[Begin]

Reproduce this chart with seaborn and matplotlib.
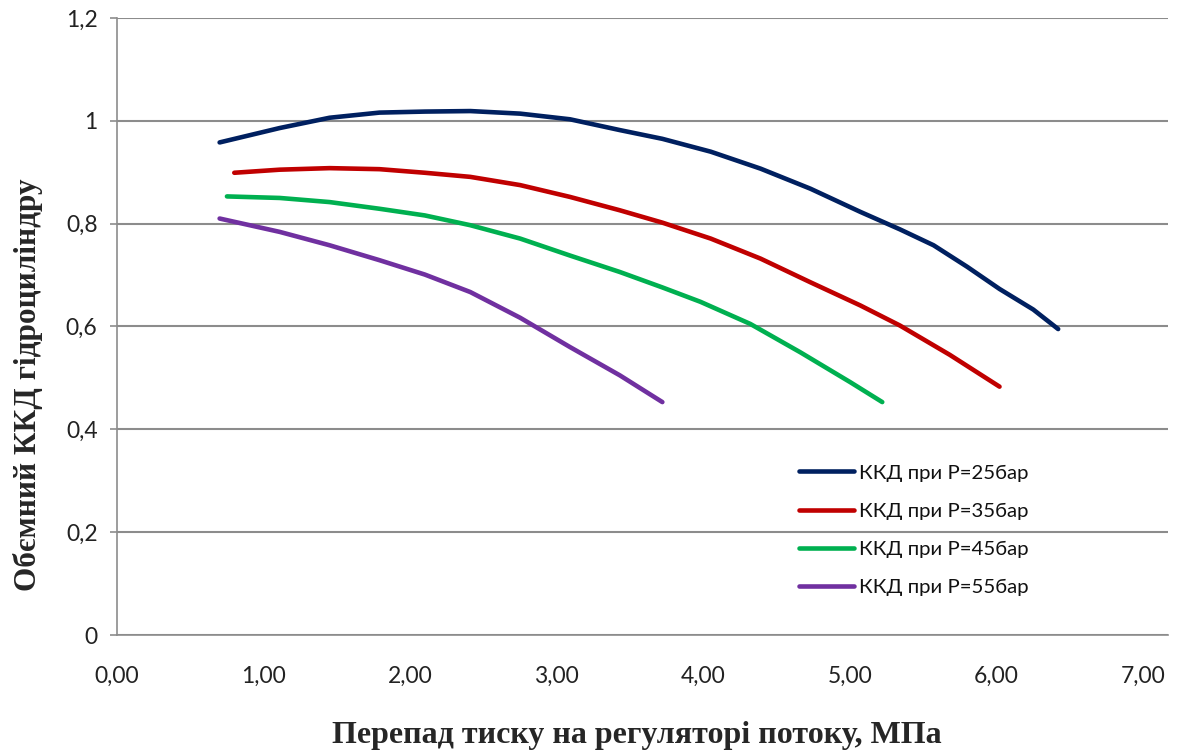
import numpy as np
import pandas as pd
import matplotlib
matplotlib.use("Agg")
import matplotlib.pyplot as plt
import seaborn as sns

# ---- data ----
labels = ["ККД при P=25бар", "ККД при P=35бар", "ККД при P=45бар", "ККД при P=55бар"]
colors = ["#002060", "#C00000", "#00B050", "#7030A0"]

x25 = [0.70, 1.11, 1.45, 1.79, 2.10, 2.41, 2.75, 3.09, 3.43, 3.72, 4.05, 4.39, 4.73, 5.07, 5.34, 5.57, 5.80, 6.02, 6.25, 6.42]
y25 = [0.958, 0.986, 1.006, 1.016, 1.018, 1.019, 1.014, 1.003, 0.982, 0.965, 0.940, 0.907, 0.868, 0.823, 0.789, 0.758, 0.716, 0.673, 0.633, 0.595]

x35 = [0.80, 1.11, 1.45, 1.79, 2.10, 2.41, 2.75, 3.09, 3.43, 3.72, 4.05, 4.39, 4.73, 5.07, 5.34, 5.68, 6.02]
y35 = [0.899, 0.905, 0.908, 0.906, 0.899, 0.891, 0.875, 0.852, 0.826, 0.802, 0.771, 0.732, 0.686, 0.641, 0.602, 0.545, 0.483]

x45 = [0.75, 1.11, 1.45, 1.79, 2.10, 2.41, 2.75, 3.09, 3.43, 3.72, 3.98, 4.32, 4.66, 5.00, 5.22]
y45 = [0.853, 0.850, 0.842, 0.829, 0.816, 0.797, 0.771, 0.738, 0.706, 0.676, 0.648, 0.605, 0.550, 0.492, 0.453]

x55 = [0.70, 1.11, 1.45, 1.79, 2.10, 2.41, 2.75, 3.09, 3.43, 3.72]
y55 = [0.810, 0.784, 0.758, 0.729, 0.701, 0.667, 0.617, 0.560, 0.505, 0.453]

xticks = [0, 1, 2, 3, 4, 5, 6, 7]
xtick_labels = ["0,00", "1,00", "2,00", "3,00", "4,00", "5,00", "6,00", "7,00"]
yticks = [0, 0.2, 0.4, 0.6, 0.8, 1.0, 1.2]
ytick_labels = ["0", "0,2", "0,4", "0,6", "0,8", "1", "1,2"]

xlabel = "Перепад тиску на регуляторі потоку, МПа"
ylabel = "Обємний ККД гідроциліндру"

frames = []
for lab, xs, ys in zip(labels, [x25, x35, x45, x55], [y25, y35, y45, y55]):
    frames.append(pd.DataFrame({"x": xs, "y": ys, "series": lab}))
df = pd.concat(frames, ignore_index=True)

sns.set_theme(style="white")
plt.rcParams["font.family"] = ["Lato", "DejaVu Sans"]

fig = plt.figure(figsize=(11.84, 7.53), dpi=100)
ax = fig.add_axes([117 / 1184, 1 - 635 / 753, (1168 - 117) / 1184, (635 - 18) / 753])

sns.lineplot(data=df, x="x", y="y", hue="series", hue_order=labels,
             palette=dict(zip(labels, colors)), sort=False, estimator=None,
             linewidth=3.3, ax=ax, legend=True)
for ln in ax.get_lines():
    ln.set_solid_capstyle("round")
    ln.set_solid_joinstyle("round")

ax.set_xlim(0, (1168 - 117) / 146.6)
ax.set_ylim(0, 1.2)
ax.set_xticks(xticks)
ax.set_xticklabels(xtick_labels, fontsize=16.5, color="#222222")
ax.set_yticks(yticks)
ax.set_yticklabels(ytick_labels, fontsize=16.5, color="#222222")
ax.yaxis.grid(True, color="#8c8c8c", linewidth=1.5)
ax.xaxis.grid(False)
ax.set_axisbelow(True)
for s in ["top", "right"]:
    ax.spines[s].set_visible(False)
for s in ["left", "bottom"]:
    ax.spines[s].set_color("#8c8c8c")
    ax.spines[s].set_linewidth(1.2)
ax.tick_params(axis="y", which="both", left=True, length=5, width=1.2, color="#8c8c8c", pad=9)
ax.tick_params(axis="x", which="both", bottom=False, pad=16)

ax.set_xlabel("")
ax.set_ylabel("")
fig.text(637 / 1184, 1 - 735 / 753, xlabel, ha="center", va="center",
         fontsize=23, fontweight="bold", family=["Liberation Serif", "DejaVu Serif"])
fig.text(28 / 1184, 1 - 385 / 753, ylabel, ha="center", va="center", rotation=90,
         fontsize=22.5, fontweight="bold", family=["Liberation Serif", "DejaVu Serif"])

handles, labs = ax.get_legend_handles_labels()
leg = ax.legend(handles, labs, loc="upper left",
                bbox_to_anchor=(785 / 1184, 1 - 450 / 753), bbox_transform=fig.transFigure,
                frameon=False, fontsize=14.7, handlelength=2.7, handletextpad=0.2,
                labelspacing=1.02, borderpad=0.2)
for h in leg.get_lines():
    h.set_linewidth(3.3)
    h.set_solid_capstyle("round")
for t in leg.get_texts():
    t.set_color("#111111")

fig.savefig("out.png", dpi=100)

[End]

Copy exactly the lines running from the beginning of the listing through the line that has "ax = fig.add_axes([117". Drop the pictures.

Reproduce this chart with seaborn and matplotlib.
import numpy as np
import pandas as pd
import matplotlib
matplotlib.use("Agg")
import matplotlib.pyplot as plt
import seaborn as sns

# ---- data ----
labels = ["ККД при P=25бар", "ККД при P=35бар", "ККД при P=45бар", "ККД при P=55бар"]
colors = ["#002060", "#C00000", "#00B050", "#7030A0"]

x25 = [0.70, 1.11, 1.45, 1.79, 2.10, 2.41, 2.75, 3.09, 3.43, 3.72, 4.05, 4.39, 4.73, 5.07, 5.34, 5.57, 5.80, 6.02, 6.25, 6.42]
y25 = [0.958, 0.986, 1.006, 1.016, 1.018, 1.019, 1.014, 1.003, 0.982, 0.965, 0.940, 0.907, 0.868, 0.823, 0.789, 0.758, 0.716, 0.673, 0.633, 0.595]

x35 = [0.80, 1.11, 1.45, 1.79, 2.10, 2.41, 2.75, 3.09, 3.43, 3.72, 4.05, 4.39, 4.73, 5.07, 5.34, 5.68, 6.02]
y35 = [0.899, 0.905, 0.908, 0.906, 0.899, 0.891, 0.875, 0.852, 0.826, 0.802, 0.771, 0.732, 0.686, 0.641, 0.602, 0.545, 0.483]

x45 = [0.75, 1.11, 1.45, 1.79, 2.10, 2.41, 2.75, 3.09, 3.43, 3.72, 3.98, 4.32, 4.66, 5.00, 5.22]
y45 = [0.853, 0.850, 0.842, 0.829, 0.816, 0.797, 0.771, 0.738, 0.706, 0.676, 0.648, 0.605, 0.550, 0.492, 0.453]

x55 = [0.70, 1.11, 1.45, 1.79, 2.10, 2.41, 2.75, 3.09, 3.43, 3.72]
y55 = [0.810, 0.784, 0.758, 0.729, 0.701, 0.667, 0.617, 0.560, 0.505, 0.453]

xticks = [0, 1, 2, 3, 4, 5, 6, 7]
xtick_labels = ["0,00", "1,00", "2,00", "3,00", "4,00", "5,00", "6,00", "7,00"]
yticks = [0, 0.2, 0.4, 0.6, 0.8, 1.0, 1.2]
ytick_labels = ["0", "0,2", "0,4", "0,6", "0,8", "1", "1,2"]

xlabel = "Перепад тиску на регуляторі потоку, МПа"
ylabel = "Обємний ККД гідроциліндру"

frames = []
for lab, xs, ys in zip(labels, [x25, x35, x45, x55], [y25, y35, y45, y55]):
    frames.append(pd.DataFrame({"x": xs, "y": ys, "series": lab}))
df = pd.concat(frames, ignore_index=True)

sns.set_theme(style="white")
plt.rcParams["font.family"] = ["Lato", "DejaVu Sans"]

fig = plt.figure(figsize=(11.84, 7.53), dpi=100)
ax = fig.add_axes([117 / 1184, 1 - 635 / 753, (1168 - 117) / 1184, (635 - 18) / 753])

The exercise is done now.